As Ruby and James set about rebuilding their relationship, I began to see just what a precious bond they shared.
They looked so much alike and, as Ruby’s personality developed, I realised how alike they were in so many other ways.
They had the same quirky sense of humour and deep concentration at something that caught their interest.
I saw all of the qualities I’d loved and admired in James develop in our little girl. I even felt joy when she came home and chirped happily about their time together.
Having gone from barely mentioning or seeing her father, I saw their relationship blossom and it brought about a thaw in our relationship, too.
“Without a father in her life, she would be bereft of so much love. What child, whatever the situation, deserves to be deprived of that?”

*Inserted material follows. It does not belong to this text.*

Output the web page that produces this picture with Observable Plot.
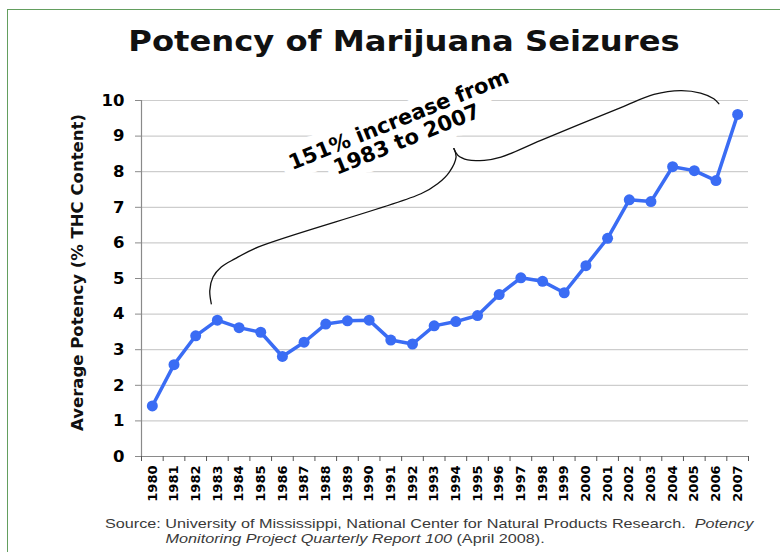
<!DOCTYPE html>
<html>
<head>
<meta charset="utf-8">
<script src="https://cdn.jsdelivr.net/npm/d3@7"></script>
<script src="https://cdn.jsdelivr.net/npm/@observablehq/plot@0.6"></script>
<style>
  html, body { margin: 0; padding: 0; background: #fff; }
  #wrap { position: relative; width: 780px; height: 552px; overflow: hidden; background: #fff; }
  #frame { position: absolute; left: 7px; top: 8.5px; width: 800px; height: 600px;
           border-left: 1.6px solid #639e5e; border-top: 1.6px solid #639e5e; }
  #chart { position: absolute; left: 0; top: 0; }
  #title { position: absolute; left: 14px; top: 28px; width: 780px; text-align: center;
           font-family: "DejaVu Sans", sans-serif; font-weight: bold; font-size: 28px; line-height: 28px;
           color: #111; transform: scaleX(1.15); transform-origin: 50% 50%; white-space: nowrap; }
  #source { position: absolute; left: 105px; top: 516px; font-family: "Liberation Sans", Arial, sans-serif;
            font-size: 13.5px; line-height: 15px; color: #3a3a3a; transform: scaleX(1.2);
            transform-origin: 0 0; white-space: nowrap; }
  #source .l2 { padding-left: 50.5px; }
</style>
</head>
<body>
<div id="wrap">
  <div id="frame"></div>
  <div id="chart"></div>
  <div id="title">Potency of Marijuana Seizures</div>
  <div id="source">
    <div>Source: University of Mississippi, National Center for Natural Products Research.&nbsp; <i>Potency</i></div>
    <div class="l2"><i>Monitoring Project Quarterly Report 100</i> (April 2008).</div>
  </div>
</div>
<script>
// ---- data ----
const years = [1980,1981,1982,1983,1984,1985,1986,1987,1988,1989,1990,1991,1992,1993,
               1994,1995,1996,1997,1998,1999,2000,2001,2002,2003,2004,2005,2006,2007];
const potency = [1.42,2.58,3.39,3.83,3.62,3.49,2.81,3.21,3.72,3.81,3.83,3.27,3.16,3.67,
                 3.79,3.96,4.55,5.02,4.92,4.60,5.36,6.13,7.21,7.16,8.14,8.03,7.75,9.61];
const yTicks = [0,1,2,3,4,5,6,7,8,9,10];
const yLabel = "Average Potency (% THC Content)";
const noteText = "151% increase from\n1983 to 2007";
const notePos = [{x: 1991.55, y: 9.18}];
// brace annotation, in data coordinates (year, % THC)
const braceLeftX  = [1982.72,1982.65,1982.80,1983.18,1983.80,1984.87,1992.39,1993.16,1993.70,1994.01,1993.91];
const braceLeftY  = [4.29,4.66,5.04,5.32,5.55,5.88,7.38,7.66,7.99,8.41,8.65];
const braceRightX = [1993.91,1994.09,1994.55,1995.31,1996.08,1997.92,2001.61,2003.14,2004.37,2005.29,2005.90,2006.13];
const braceRightY = [8.65,8.46,8.33,8.32,8.41,8.88,9.80,10.17,10.28,10.21,10.05,9.91];

const data = years.map((y, i) => ({year: y, potency: potency[i]}));
const brace = [
  ...braceLeftX.map((x, i) => ({arm: "L", x, y: braceLeftY[i]})),
  ...braceRightX.map((x, i) => ({arm: "R", x, y: braceRightY[i]}))
];
const halfYears = [...years.map(y => y - 0.5), years[years.length - 1] + 0.5];

const font = "DejaVu Sans, sans-serif";
const blue = "#3a6cf4";
const noteStyle = {x: "x", y: "y", text: () => noteText, rotate: -22, fontSize: 21,
                   fontWeight: "bold", fontFamily: font, lineHeight: 1.0};

const chart = Plot.plot({
  width: 780,
  height: 552,
  marginLeft: 141,
  marginRight: 32,
  marginTop: 100,
  marginBottom: 96,
  style: {fontFamily: font, color: "#000", background: "transparent"},
  x: {domain: [1979.5, 2007.5]},
  y: {domain: [0, 10]},
  marks: [
    Plot.ruleY(yTicks.slice(1), {stroke: "#cdcdcd", strokeWidth: 1.2}),
    // white box behind the annotation (halo), then the annotation text itself
    Plot.text(notePos, {...noteStyle, fill: "#fff", stroke: "#fff", strokeWidth: 20}),
    Plot.line(brace, {x: "x", y: "y", z: "arm", curve: "catmull-rom", stroke: "#111", strokeWidth: 1.3}),
    Plot.text(notePos, {...noteStyle, fill: "#000"}),
    Plot.ruleX([1979.5], {stroke: "#8a8a8a", strokeWidth: 1.2}),
    Plot.ruleY([0], {stroke: "#8a8a8a", strokeWidth: 1.2}),
    Plot.axisY(yTicks, {tickSize: 6, tickPadding: 11, fontSize: 16.5, fontWeight: "bold",
      fontFamily: font, label: null, stroke: "#8a8a8a"}),
    Plot.axisX(halfYears, {tickSize: 5, tickFormat: () => "", label: null, stroke: "#555"}),
    Plot.axisX(years, {tickSize: 0, tickPadding: 9, tickRotate: -90, fontSize: 13, fontWeight: "bold",
      fontFamily: font, tickFormat: d => String(d), label: null}),
    Plot.text([yLabel], {frameAnchor: "left", textAnchor: "middle", text: d => d, rotate: -90, dx: -64, dy: -6,
      fontSize: 16.5, fontWeight: "bold", fontFamily: font, fill: "#111"}),
    Plot.line(data, {x: "year", y: "potency", stroke: blue, strokeWidth: 3.5}),
    Plot.dot(data, {x: "year", y: "potency", r: 5.5, fill: blue, stroke: "none"})
  ]
});
document.getElementById("chart").appendChild(chart);
</script>
</body>
</html>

James and I began to trust each other again and to exchange pleasantries when we met until, finally, we became good friends.
He says he has forgiven me. I thank him for that and admire his maturity.
Today, Ruby and James see each other most weekends, but the arrangement is informal.
He sees her whenever he likes. If he’s ten minutes away, he’ll pop in for a cup of tea and help Ruby with her spellings. Often she has a painting she just has to show her Daddy right now and, of course, that isn’t a problem.
They chat on the phone most days. And the three of us spent Christmas Day together.
I know in an ideal world that Ruby would have a mummy and daddy who live together, but this is the next best thing.
Without a father in her life, she would be bereft of so much love. What child, whatever the situation, deserves to be deprived of that?
She brings endless joy when she draws pictures of the three of us, and my dog Ralph, standing together and smiling.
Thankfully, all she remembers is a mummy and daddy who are friends and prioritise her before any emotion we might be feeling.
If James hadn’t fought me in court, Ruby wouldn’t be the delightful, clever, kind and happy child she is today.
I’m just glad I eventually saw through my own resentment and hurt — and put my child first.